Assignment to individual members of fields is currently not allowed.
There are three parts to this browser: the parser, the scene/event processor and the backend (renderer).
It should be possible to easily replace any of these parts and/or create character stream (e.g. socket) interfaces between the parts and then use parts in other languages that communicate with parts of this browser.
Rendering backends are defined in a simple fashion:
1. there shall be implementations of all the VRML97 nodes that render something or have children (group, transform, geometry,...)
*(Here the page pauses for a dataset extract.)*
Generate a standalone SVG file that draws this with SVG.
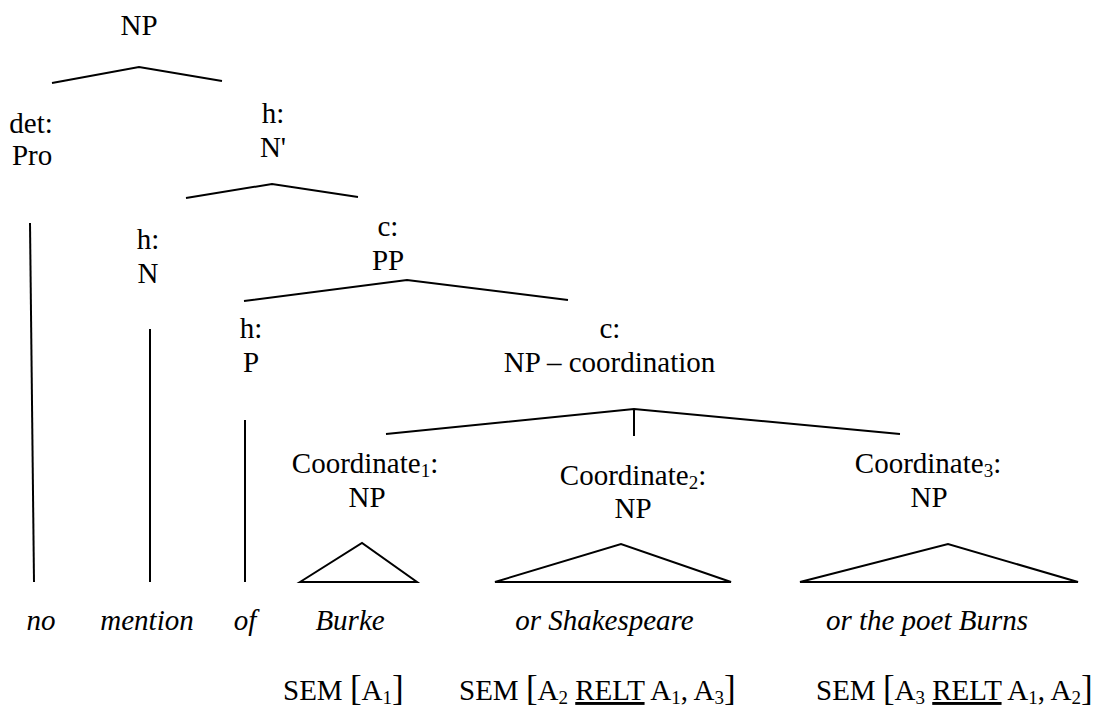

2. the backend is used via the functions
# Initialization
$a = VRML::BackEnd()...
# Creating a new node
$n = $a->new_node("Cone", {a => b...});
# Setting fields in a node
$a->set_fields($n, {a => b, c => d});
# Setting bindable nodes
$a->set_root($n);
$a->set_bindable(Which, $node);
# HMM??
$a->set_sensitive($n,click,over,sub); # Are mouse hits / overs at $n
# to be recorded?
$a->delete_node($n); # It can be assumed that nothing will refer to $n
# at this point.
For field types, the usual perl representations are used, except for SFNode, (also inside MFNode) where the id received from the backend ($n) is used.
By defining the backend in this way, we will be able to call it over a network or process limit or whatever.
The ids can then be C pointers or whatever.
Parser interface: the parser shall use the following routines: Here, $sc is either a file or a prototype.
# Only explicitly specified fields provided $n = $sc->new_node("Cone", {a => b, ...})
# Finally, set the top-level nodes of the file. $sc->topnodes([$node1,$node2,...]); # Set the top-level nodes
#DEF/USE
$n = $sc->new_def("FOO", $node);
$n = $sc->new_use("FOO");
# ROUTE
$sc->new_route("FOO","bar","BAZ","quux");
# Prototypes:
$pr = $sc->new_proto("MyProto",{par => [ftype,type,value]});
$pr->new_node(...); # Construct the prototype interface
$pr->new_route(...); # Construct the prototype interface
$pr->topnodes(...); # Set the top-level nodes
+ SOME
This interface will make it easy to define new VRML formats (e.g. compressed binary) and plug them in.
Currently inside the scenegraph: PROTO -> copy of implementation as well as event model.